Claim : $H$ and $K$ are two normal subgroups of group $G$ such that $H\cap K = \{e\}$ then $ xy = yx $ for $x \in H$ and $y \in K$.
Proof : Let $x \in H$ and $y\in K$ then I need to prove that $xy =yx$. Let us assume that
$$y^{-1}xy \neq x$$ $y^{-1}xy = z$ where $z \in H$
Question : I am not getting how to proceed further?
Note $x^{-1}(y^{-1}xy) = (x^{-1}y^{-1}x)y$. The LHS is in $H$ since $H$ is normal and is a subgroup. The RHS is in $K$ since $K$ is normal and is a subgroup. So, the common value must be $e$.
Let $\pi:G\to G/H$ be the projection. Then $\pi(x)=\pi(x^{-1})=e$ so $\pi(xyx^{-1}y^{-1})=\pi(y)\pi(y^{-1})=e$, so $xyx^{-1}y^{-1}\in H$. Similarly $xyx^{-1}y^{-1}\in K$....
You started out well. From
$$yxy^{-1}=x$$
notice that on the left you have a conjugation, which smells like a good idea to me, since one of the definitions of a normal subgroup is that it's closed under conjugation. So the left hand side is in $H$. Now continue:
$$(yxy^{-1})x^{-1}=e$$
The left hand side is a product of two elements of $H$ and so is in $H$. If we could show it's in $K$ as well, then we'd be done.

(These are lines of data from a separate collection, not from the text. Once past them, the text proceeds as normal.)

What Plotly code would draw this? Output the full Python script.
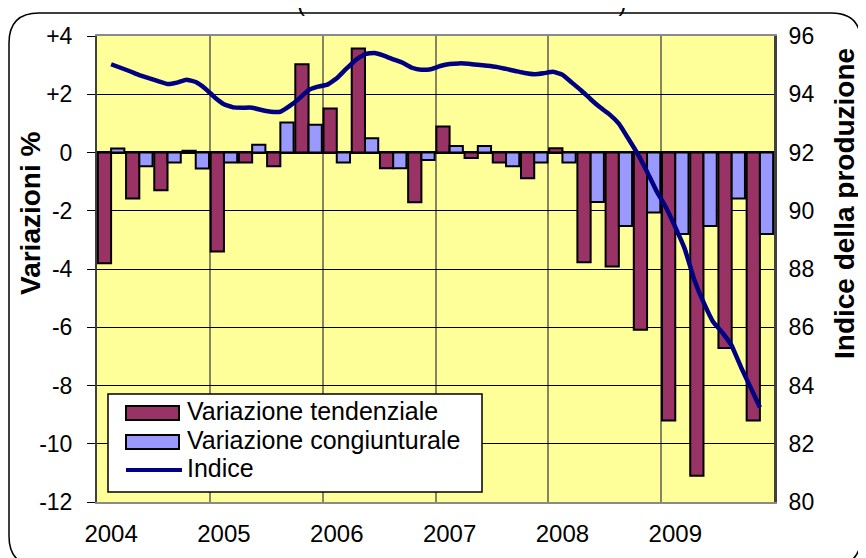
import plotly.graph_objects as go

# ---------------- data ----------------
years = [2004, 2005, 2006, 2007, 2008, 2009]
year_labels = ["2004", "2005", "2006", "2007", "2008", "2009"]

# quarterly % changes (Q1..Q4 of each year)
var_tendenziale = [
    -3.80, -1.58, -1.30, 0.06,
    -3.40, -0.34, -0.47, 3.03,
    1.51, 3.57, -0.54, -1.71,
    0.89, -0.19, -0.34, -0.88,
    0.15, -3.77, -3.91, -6.09,
    -9.20, -11.10, -6.71, -9.20,
]
var_congiunturale = [
    0.14, -0.47, -0.34, -0.55,
    -0.34, 0.27, 1.03, 0.95,
    -0.34, 0.49, -0.54, -0.26,
    0.22, 0.22, -0.47, -0.34,
    -0.34, -1.70, -2.52, -2.06,
    -2.80, -2.52, -1.58, -2.80,
]

# production index, monthly (Feb 2004 .. Nov 2009)
indice_start_month = 1  # months after Jan 2004
indice = [
    95.03, 94.91, 94.79, 94.66, 94.55, 94.45, 94.35, 94.40, 94.50, 94.42, 94.20,
    93.90, 93.66, 93.55, 93.54, 93.54, 93.46, 93.40, 93.40, 93.60, 93.85, 94.14, 94.26,
    94.33, 94.55, 94.87, 95.17, 95.38, 95.42, 95.33, 95.20, 95.08, 94.91, 94.84, 94.86,
    94.97, 95.04, 95.06, 95.05, 95.01, 94.98, 94.94, 94.87, 94.80, 94.73, 94.69, 94.72,
    94.77, 94.67, 94.40, 94.13, 93.83, 93.55, 93.31, 92.99, 92.48, 91.95, 91.34, 90.68,
    90.12, 89.44, 88.70, 87.65, 86.86, 86.20, 85.82, 85.37, 84.62, 83.94, 83.25,
]

series_names = ["Variazione tendenziale", "Variazione congiunturale", "Indice"]
series_colors = ["#993366", "#9999FF", "#000080"]

left_ticks = [4, 2, 0, -2, -4, -6, -8, -10, -12]
left_tick_text = ["+4", "+2", "0", "-2", "-4", "-6", "-8", "-10", "-12"]
right_ticks = [80, 82, 84, 86, 88, 90, 92, 94, 96]

# ---------------- derived positions ----------------
x_quarter = [y + (q + 0.5) / 4 for y in years for q in range(4)]
x_month = [years[0] + (indice_start_month + i + 0.5) / 12 for i in range(len(indice))]

# page geometry (page has an 8px body margin around the figure)
OFF = 8
W, H = 858, 550
PL, PR, PT, PB = 97, 774, 36, 502  # plot area on the page


def px(x):
    return (x - PL) / (PR - PL)


def py(y):
    return (PB - y) / (PB - PT)


FONT = "Arial, Liberation Sans, sans-serif"

fig = go.Figure()
fig.add_trace(go.Bar(
    x=x_quarter, y=var_tendenziale, name=series_names[0],
    marker=dict(color=series_colors[0], line=dict(color="black", width=2)),
))
fig.add_trace(go.Bar(
    x=x_quarter, y=var_congiunturale, name=series_names[1],
    marker=dict(color=series_colors[1], line=dict(color="black", width=2)),
))
fig.add_trace(go.Scatter(
    x=x_month, y=indice, name=series_names[2], yaxis="y2", mode="lines",
    line=dict(color=series_colors[2], width=4.5, shape="spline", smoothing=0.3),
))

# rounded chart border
x0, x1, y0, y1, r = 9, 861, 13, 566, 30
path = (
    f"M {px(x0 + r)} {py(y0)} L {px(x1 - r)} {py(y0)} "
    f"Q {px(x1)} {py(y0)} {px(x1)} {py(y0 + r)} "
    f"L {px(x1)} {py(y1 - r)} Q {px(x1)} {py(y1)} {px(x1 - r)} {py(y1)} "
    f"L {px(x0 + r)} {py(y1)} Q {px(x0)} {py(y1)} {px(x0)} {py(y1 - r)} "
    f"L {px(x0)} {py(y0 + r)} Q {px(x0)} {py(y0)} {px(x0 + r)} {py(y0)} Z"
)

shapes = [dict(type="path", xref="paper", yref="paper", path=path,
               line=dict(color="black", width=1.5), fillcolor="rgba(0,0,0,0)", layer="above")]

# custom legend (wide Excel-style keys)
LX0, LX1, LY0, LY1 = 108, 482, 394, 492
row_y = [413, 442, 470]
shapes.append(dict(type="rect", xref="paper", yref="paper", x0=px(LX0), x1=px(LX1),
                   y0=py(LY1), y1=py(LY0), fillcolor="white",
                   line=dict(color="black", width=1.5), layer="above"))
annotations = []
for i, name in enumerate(series_names):
    cy = row_y[i]
    if i < 2:
        shapes.append(dict(type="rect", xref="paper", yref="paper", x0=px(126), x1=px(179),
                           y0=py(cy + 7), y1=py(cy - 7), fillcolor=series_colors[i],
                           line=dict(color="black", width=2), layer="above"))
    else:
        shapes.append(dict(type="line", xref="paper", yref="paper", x0=px(126), x1=px(182),
                           y0=py(cy), y1=py(cy), line=dict(color=series_colors[i], width=4),
                           layer="above"))
    annotations.append(dict(text=name, x=px(185), y=py(cy - 2), xref="paper", yref="paper",
                            xanchor="left", yanchor="middle", showarrow=False,
                            font=dict(size=25)))

# axis titles
annotations.append(dict(text="<b>Variazioni %</b>", x=px(31), y=py(214), xref="paper", yref="paper",
                        textangle=-90, showarrow=False, font=dict(size=28),
                        xanchor="center", yanchor="middle"))
annotations.append(dict(text="<b>Indice della produzione</b>", x=px(845), y=py(204), xref="paper",
                        yref="paper", textangle=-90, showarrow=False, font=dict(size=28),
                        xanchor="center", yanchor="middle"))
# title remnant at the top edge
annotations.append(dict(text="(" + "\u00a0" * 47 + ")", x=px(461), y=py(2), xref="paper", yref="paper",
                        xanchor="center", yanchor="middle", showarrow=False, font=dict(size=24)))

fig.update_layout(
    width=W, height=H,
    margin=dict(l=PL - OFF, r=W - (PR - OFF), t=PT - OFF, b=H - (PB - OFF), autoexpand=False),
    paper_bgcolor="white",
    plot_bgcolor="#FFFF99",
    font=dict(family=FONT, size=23, color="black"),
    barmode="group", bargap=0.06, bargroupgap=0,
    showlegend=False,
    xaxis=dict(
        range=[years[0], years[-1] + 1],
        tickvals=[y + 0.125 for y in years], ticktext=year_labels,
        ticks="", showgrid=False, ticklabelstandoff=9,
        minor=dict(tickvals=years[1:], showgrid=True, gridcolor="#85855f", gridwidth=2, ticks=""),
        showline=True, mirror=True, linecolor="#8a8a8a", linewidth=2,
        tickfont=dict(size=24), zeroline=False,
    ),
    yaxis=dict(
        range=[-12, 4], tickvals=left_ticks, ticktext=left_tick_text,
        showgrid=True, gridcolor="black", gridwidth=1,
        zeroline=True, zerolinecolor="black", zerolinewidth=3,
        showline=True, linecolor="#404040", linewidth=2,
        ticks="outside", ticklen=8, tickcolor="black", tickwidth=1,
        ticklabelstandoff=10, tickfont=dict(size=23),
    ),
    yaxis2=dict(
        range=[80, 96], tickvals=right_ticks, overlaying="y", side="right",
        showgrid=False, zeroline=False,
        showline=True, linecolor="#404040", linewidth=3,
        ticks="", ticklabelstandoff=7, tickfont=dict(size=23),
    ),
    shapes=shapes,
    annotations=annotations,
)

fig.write_html("out.html")
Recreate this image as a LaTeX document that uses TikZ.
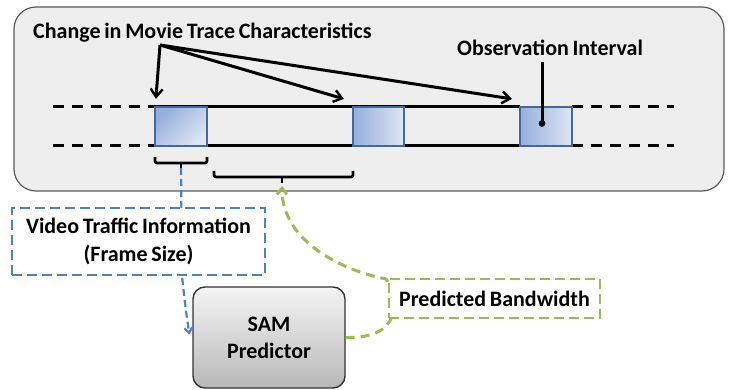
\documentclass[tikz,border=0pt]{standalone}
\usepackage{fontspec}
\setmainfont{Carlito}[WordSpace=0.75]
\usetikzlibrary{arrows.meta,positioning,calc}
\definecolor{PanelGray}{HTML}{EEEEEE}
\definecolor{PanelEdge}{HTML}{5A5A5A}
\definecolor{FrameEdge}{HTML}{45679A}
\definecolor{FrameDark}{HTML}{95AEDC}
\definecolor{FrameLight}{HTML}{DDE6F4}
\definecolor{InfoBlue}{HTML}{4F81BD}
\definecolor{PredGreen}{HTML}{9BBB59}
\tikzset{
  panel/.style={rounded corners=22pt, draw=PanelEdge, fill=PanelGray, line width=1.2pt, minimum width=710pt, minimum height=184pt},
  framebox/.style={draw=FrameEdge, line width=2.2pt, minimum width=52pt, minimum height=39pt, inner sep=0pt},
  label/.style={font=\fontsize{22}{24}\selectfont\bfseries, inner sep=0pt},
  trace/.style={line width=3pt, draw=black},
  tracedash/.style={trace, dash pattern=on 11pt off 8pt},
  pointer/.style={-{Straight Barb[length=8pt, width=12pt, line width=2.4pt]}, line width=3pt},
  bracket/.style={line width=2.6pt, rounded corners=2pt},
  infobox/.style={draw=InfoBlue, fill=white, line width=2.6pt, dash pattern=on 10pt off 5pt, align=center, minimum width=253pt, minimum height=67pt, font=\fontsize{22}{28}\selectfont\bfseries},
  predbox/.style={draw=PredGreen, fill=white, line width=2.6pt, dash pattern=on 10pt off 5pt, minimum width=211pt, minimum height=39pt, font=\fontsize{22}{24}\selectfont\bfseries},
  predictor/.style={rounded corners=12pt, draw=black!80, line width=1.4pt, top color=black!4, bottom color=black!28, align=center, minimum width=152pt, minimum height=101pt, font=\fontsize{22}{27}\selectfont\bfseries},
  infoflow/.style={-{Straight Barb[length=5pt, width=8pt]}, draw=InfoBlue, line width=2.2pt, dash pattern=on 7pt off 4pt},
  predflow/.style={-{Straight Barb[length=6pt, width=10pt]}, draw=PredGreen, line width=3pt, dash pattern=on 9pt off 6pt}
}
\begin{document}
\begin{tikzpicture}[x=1pt, y=-1pt]
  \useasboundingbox (0,0) rectangle (730,390);
  \node[panel] (panel) at (369,99) {};

  % frames of the trace
  \coordinate (f1) at (181,126.5);
  \coordinate (f3) at (546,126.5);
  \draw[trace] ($(f1)+(-26,-19.5)$) -- ($(f3)+(-26,-19.5)$);
  \draw[trace] ($(f1)+(-26,19.5)$) -- ($(f3)+(-26,19.5)$);
  \draw[tracedash] (53,107) -- ($(f1)+(-26,-19.5)$);
  \draw[tracedash] (53,146) -- ($(f1)+(-26,19.5)$);
  \draw[tracedash] ($(f3)+(26,-19.5)$) -- (674,107);
  \draw[tracedash] ($(f3)+(26,19.5)$) -- (674,146);

  \shade[left color=FrameDark, right color=FrameLight, shading angle=45] (155,107) rectangle (207,146);
  \shade[left color=FrameDark, right color=FrameLight] (353,107) rectangle (404,146);
  \shade[left color=FrameDark, right color=FrameLight] (520,107) rectangle (572,146);
  \node[framebox] (frameA) at (181,126.5) {};
  \node[framebox, minimum width=51pt] (frameB) at (378.5,126.5) {};
  \node[framebox] (frameC) at (546,126.5) {};

  % labels and pointers
  \node[label, anchor=west] (change) at (33,33) {Change in Movie Trace Characteristics};
  \node[label, anchor=west] (obs) at (457,48) {Observation Interval};
  \coordinate (src) at (160,45);
  \draw[pointer] (src) -- ($(frameA.north west)+(2,-7)$);
  \draw[pointer] (src) -- ($(frameB.north west)+(-8,-7)$);
  \draw[pointer] (src) -- ($(frameC.north west)+(-7,-7)$);
  \fill ($(frameC.center)+(-4,-3)$) coordinate (dot) circle (3.4pt);
  \draw[line width=3pt] (dot |- obs.south) ++(0,6) -- (dot);

  % brackets
  \draw[bracket] (155,157) -- (155,163) -- (207,163) -- (207,157);
  \draw[bracket] (181,163) -- (181,168) coordinate (b1);
  \draw[bracket] (214,171) -- (214,177) -- (353,177) -- (353,171);
  \draw[bracket] (282,177) -- (282,183) coordinate (b2);

  % predictor part
  \node[predictor] (sam) at (269,337.5) {SAM\\Predictor};
  \draw[infoflow] (b1) -- (182,276) .. controls (185,305) and (187,318) .. ($(sam.west)+(-3,-3)$);
  \draw[predflow] (sam.east) .. controls (372,338) and (388,330) .. (392,316)
    .. controls (395,300) and (392,288) .. (386,279)
    .. controls (340,270) and (282,240) .. ($(b2)+(0,3)$);
  \node[infobox] (info) at (138.5,241.5) {Video Traffic Information\\(Frame Size)};
  \node[predbox] (bw) at (494.5,298.5) {Predicted Bandwidth};
\end{tikzpicture}
\end{document}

But in fact, all we have to do is shuffle the parentheses around to get $y(xy^{-1}x^{-1})$ and see that the left hand side is indeed in $K$, for exactly the same reason it's in $H$. Now you can check that each of the steps in our reasoning is reversible to get back to the original equation you wanted to prove, $yx=xy$.
Another, maybe more direct way is to just calculate the "difference" between $xy$ and $yx$ and check that it's "zero" (identity). So we try to calculate $xy(yx)^{-1}$ and show it equals $e$. You should find that the reasoning is almost exactly the same.